▶ **Instructions for the task**: Quote each line of the material verbatim, without the pictures.

** START Given records **

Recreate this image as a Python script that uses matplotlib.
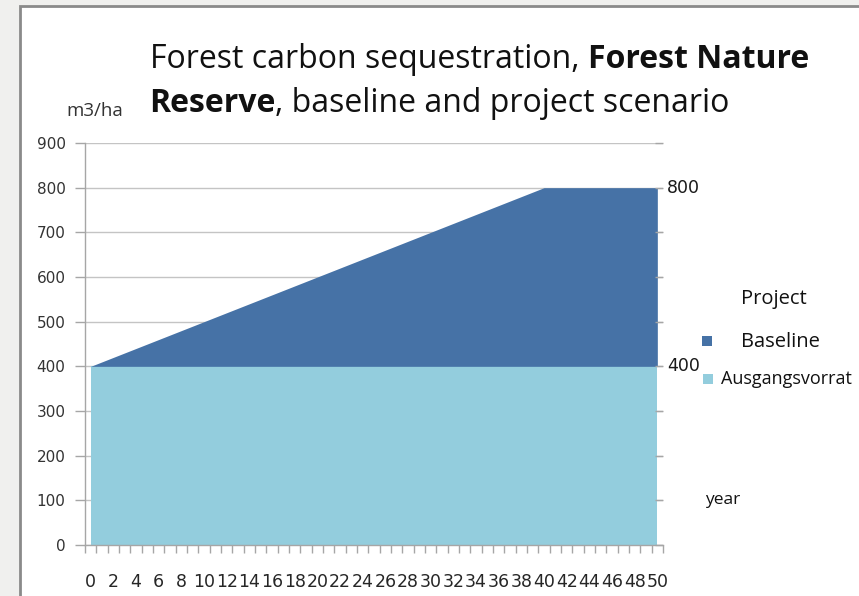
import matplotlib
matplotlib.use("Agg")
import matplotlib.pyplot as plt
from matplotlib.patches import Rectangle

# Stock development per year (m3/ha)
years = list(range(0, 51))
ausgangsvorrat = [400, 400, 400, 400, 400, 400, 400, 400, 400, 400,
                  400, 400, 400, 400, 400, 400, 400, 400, 400, 400,
                  400, 400, 400, 400, 400, 400, 400, 400, 400, 400,
                  400, 400, 400, 400, 400, 400, 400, 400, 400, 400,
                  400, 400, 400, 400, 400, 400, 400, 400, 400, 400,
                  400]
baseline = [0, 10, 20, 30, 40, 50, 60, 70, 80, 90,
            100, 110, 120, 130, 140, 150, 160, 170, 180, 190,
            200, 210, 220, 230, 240, 250, 260, 270, 280, 290,
            300, 310, 320, 330, 340, 350, 360, 370, 380, 390,
            400, 400, 400, 400, 400, 400, 400, 400, 400, 400,
            400]
y_ticks = [0, 100, 200, 300, 400, 500, 600, 700, 800, 900]
x_labels = [0, 2, 4, 6, 8, 10, 12, 14, 16, 18, 20, 22, 24, 26, 28, 30,
            32, 34, 36, 38, 40, 42, 44, 46, 48, 50]
marked_levels = [800, 400]
legend_labels = ["Project", "Baseline", "Ausgangsvorrat"]

DARK = "#4672a6"
LIGHT = "#93cddd"
GRID = "#c4c4c4"
AXIS = "#a6a6a6"
TEXT = "#262626"

W, H = 859, 596
fig = plt.figure(figsize=(W / 100, H / 100), dpi=100, facecolor="#f0f0ee")


def fx(px):
    return px / W


def fy(py):
    return 1 - py / H


# white chart panel
fig.patches.append(Rectangle((fx(20), -0.05), 1.1, fy(6) + 0.05,
                             transform=fig.transFigure, facecolor="white",
                             edgecolor="#8a8a8a", linewidth=2, zorder=-5))

ax = fig.add_axes([fx(85), fy(545), fx(663) - fx(85), fy(143) - fy(545)])
ax.set_facecolor("none")
ax.set_xlim(-0.5, 50.5)
ax.set_ylim(0, 900)

total = [a + b for a, b in zip(ausgangsvorrat, baseline)]
ax.fill_between(years, 0, ausgangsvorrat, color=LIGHT, linewidth=0, zorder=2)
ax.fill_between(years, ausgangsvorrat, total, color=DARK, linewidth=0, zorder=2)

ax.set_yticks(y_ticks)
ax.yaxis.grid(True, color=GRID, linewidth=1)
ax.set_axisbelow(True)
for s in ("top", "right"):
    ax.spines[s].set_visible(False)
for s in ("left", "bottom"):
    ax.spines[s].set_color(AXIS)
    ax.spines[s].set_linewidth(1)
    ax.spines[s].set_zorder(3)

ax.set_xticks(x_labels)
ax.set_xticklabels([str(v) for v in x_labels], fontsize=12.5, color=TEXT)
ax.set_xticks([v - 0.5 for v in years] + [50.5], minor=True)
ax.tick_params(axis="x", which="major", length=0, pad=20)
ax.tick_params(axis="x", which="minor", length=6, width=1, color=AXIS,
               direction="out")
ax.tick_params(axis="y", which="major", length=7, width=1, color=AXIS,
               direction="out", pad=7, labelsize=11, labelcolor="#333333")

# right-hand tick marks
axr = ax.twinx()
axr.set_ylim(0, 900)
axr.set_yticks(y_ticks)
axr.set_yticklabels([])
axr.tick_params(axis="y", length=6, width=1, color=AXIS, direction="in")
for s in axr.spines.values():
    s.set_visible(False)

for lvl in marked_levels:
    ax.annotate(str(lvl), xy=(50.5, lvl), xytext=(3, 0),
                textcoords="offset points", ha="left", va="center",
                fontsize=12.5, color="#1a1a1a")

# title with mixed weights
TF = ["Open Sans", "DejaVu Sans"]
tsize = 23
t1 = fig.text(fx(150), fy(76), "Forest carbon sequestration, ", family=TF,
              fontsize=tsize, color="#111111", va="bottom", ha="left")
ax.annotate("Forest Nature", xy=(1, 0), xycoords=t1, va="bottom", ha="left",
            family=TF, fontsize=tsize, fontweight="bold", color="#111111",
            annotation_clip=False)
t2 = fig.text(fx(149), fy(120), "Reserve", family=TF, fontsize=tsize,
              fontweight="bold", color="#111111", va="bottom", ha="left")
ax.annotate(", baseline and project scenario", xy=(1, 0), xycoords=t2,
            va="bottom", ha="left", family=TF, fontsize=tsize,
            color="#111111", annotation_clip=False)

fig.text(fx(66), fy(111), "m3/ha", family=TF, fontsize=13.5, color="#333333",
         va="center", ha="left")
fig.text(fx(705), fy(500), "year", family=TF, fontsize=12.5, color="#111111",
         va="center", ha="left")

# legend
LF = ["Open Sans", "DejaVu Sans"]
fig.text(fx(741), fy(299), legend_labels[0], family=LF, fontsize=14.5,
         color="#111111", va="center", ha="left")
fig.text(fx(741), fy(342), legend_labels[1], family=LF, fontsize=14.5,
         color="#111111", va="center", ha="left")
fig.patches.append(Rectangle((fx(702), fy(346)), fx(10), 10 / H,
                             transform=fig.transFigure, facecolor=DARK,
                             edgecolor="none"))
fig.text(fx(721), fy(379), legend_labels[2], family=LF, fontsize=13,
         color="#111111", va="center", ha="left")
fig.patches.append(Rectangle((fx(703), fy(384)), fx(10), 10 / H,
                             transform=fig.transFigure, facecolor=LIGHT,
                             edgecolor="none"))

fig.savefig("out.png", dpi=100, facecolor=fig.get_facecolor())
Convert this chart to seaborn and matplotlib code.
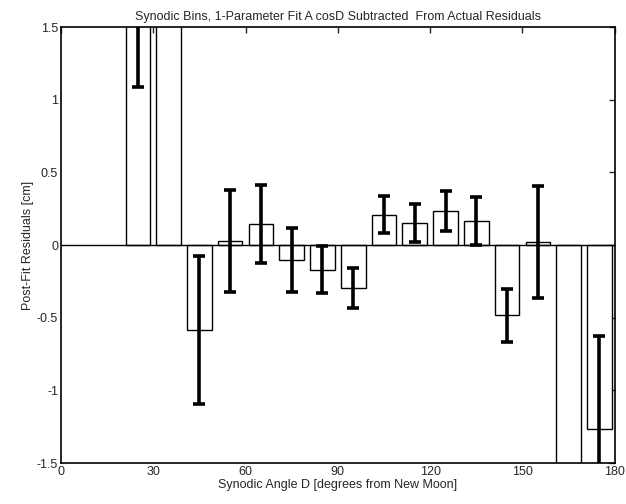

** END Given records **

▶ **Answer for the task**:
Recreate this image as a Python script that uses matplotlib.
import matplotlib
matplotlib.use("Agg")
import matplotlib.pyplot as plt
from matplotlib.patches import Rectangle

# Stock development per year (m3/ha)
years = list(range(0, 51))
ausgangsvorrat = [400, 400, 400, 400, 400, 400, 400, 400, 400, 400,
                  400, 400, 400, 400, 400, 400, 400, 400, 400, 400,
                  400, 400, 400, 400, 400, 400, 400, 400, 400, 400,
                  400, 400, 400, 400, 400, 400, 400, 400, 400, 400,
                  400, 400, 400, 400, 400, 400, 400, 400, 400, 400,
                  400]
baseline = [0, 10, 20, 30, 40, 50, 60, 70, 80, 90,
            100, 110, 120, 130, 140, 150, 160, 170, 180, 190,
            200, 210, 220, 230, 240, 250, 260, 270, 280, 290,
            300, 310, 320, 330, 340, 350, 360, 370, 380, 390,
            400, 400, 400, 400, 400, 400, 400, 400, 400, 400,
            400]
y_ticks = [0, 100, 200, 300, 400, 500, 600, 700, 800, 900]
x_labels = [0, 2, 4, 6, 8, 10, 12, 14, 16, 18, 20, 22, 24, 26, 28, 30,
            32, 34, 36, 38, 40, 42, 44, 46, 48, 50]
marked_levels = [800, 400]
legend_labels = ["Project", "Baseline", "Ausgangsvorrat"]

DARK = "#4672a6"
LIGHT = "#93cddd"
GRID = "#c4c4c4"
AXIS = "#a6a6a6"
TEXT = "#262626"

W, H = 859, 596
fig = plt.figure(figsize=(W / 100, H / 100), dpi=100, facecolor="#f0f0ee")


def fx(px):
    return px / W


def fy(py):
    return 1 - py / H


# white chart panel
fig.patches.append(Rectangle((fx(20), -0.05), 1.1, fy(6) + 0.05,
                             transform=fig.transFigure, facecolor="white",
                             edgecolor="#8a8a8a", linewidth=2, zorder=-5))

ax = fig.add_axes([fx(85), fy(545), fx(663) - fx(85), fy(143) - fy(545)])
ax.set_facecolor("none")
ax.set_xlim(-0.5, 50.5)
ax.set_ylim(0, 900)

total = [a + b for a, b in zip(ausgangsvorrat, baseline)]
ax.fill_between(years, 0, ausgangsvorrat, color=LIGHT, linewidth=0, zorder=2)
ax.fill_between(years, ausgangsvorrat, total, color=DARK, linewidth=0, zorder=2)

ax.set_yticks(y_ticks)
ax.yaxis.grid(True, color=GRID, linewidth=1)
ax.set_axisbelow(True)
for s in ("top", "right"):
    ax.spines[s].set_visible(False)
for s in ("left", "bottom"):
    ax.spines[s].set_color(AXIS)
    ax.spines[s].set_linewidth(1)
    ax.spines[s].set_zorder(3)

ax.set_xticks(x_labels)
ax.set_xticklabels([str(v) for v in x_labels], fontsize=12.5, color=TEXT)
ax.set_xticks([v - 0.5 for v in years] + [50.5], minor=True)
ax.tick_params(axis="x", which="major", length=0, pad=20)
ax.tick_params(axis="x", which="minor", length=6, width=1, color=AXIS,
               direction="out")
ax.tick_params(axis="y", which="major", length=7, width=1, color=AXIS,
               direction="out", pad=7, labelsize=11, labelcolor="#333333")

# right-hand tick marks
axr = ax.twinx()
axr.set_ylim(0, 900)
axr.set_yticks(y_ticks)
axr.set_yticklabels([])
axr.tick_params(axis="y", length=6, width=1, color=AXIS, direction="in")
for s in axr.spines.values():
    s.set_visible(False)

for lvl in marked_levels:
    ax.annotate(str(lvl), xy=(50.5, lvl), xytext=(3, 0),
                textcoords="offset points", ha="left", va="center",
                fontsize=12.5, color="#1a1a1a")

# title with mixed weights
TF = ["Open Sans", "DejaVu Sans"]
tsize = 23
t1 = fig.text(fx(150), fy(76), "Forest carbon sequestration, ", family=TF,
              fontsize=tsize, color="#111111", va="bottom", ha="left")
ax.annotate("Forest Nature", xy=(1, 0), xycoords=t1, va="bottom", ha="left",
            family=TF, fontsize=tsize, fontweight="bold", color="#111111",
            annotation_clip=False)
t2 = fig.text(fx(149), fy(120), "Reserve", family=TF, fontsize=tsize,
              fontweight="bold", color="#111111", va="bottom", ha="left")
ax.annotate(", baseline and project scenario", xy=(1, 0), xycoords=t2,
            va="bottom", ha="left", family=TF, fontsize=tsize,
            color="#111111", annotation_clip=False)

fig.text(fx(66), fy(111), "m3/ha", family=TF, fontsize=13.5, color="#333333",
         va="center", ha="left")
fig.text(fx(705), fy(500), "year", family=TF, fontsize=12.5, color="#111111",
         va="center", ha="left")

# legend
LF = ["Open Sans", "DejaVu Sans"]
fig.text(fx(741), fy(299), legend_labels[0], family=LF, fontsize=14.5,
         color="#111111", va="center", ha="left")
fig.text(fx(741), fy(342), legend_labels[1], family=LF, fontsize=14.5,
         color="#111111", va="center", ha="left")
fig.patches.append(Rectangle((fx(702), fy(346)), fx(10), 10 / H,
                             transform=fig.transFigure, facecolor=DARK,
                             edgecolor="none"))
fig.text(fx(721), fy(379), legend_labels[2], family=LF, fontsize=13,
         color="#111111", va="center", ha="left")
fig.patches.append(Rectangle((fx(703), fy(384)), fx(10), 10 / H,
                             transform=fig.transFigure, facecolor=LIGHT,
                             edgecolor="none"))

fig.savefig("out.png", dpi=100, facecolor=fig.get_facecolor())
Convert this chart to seaborn and matplotlib code.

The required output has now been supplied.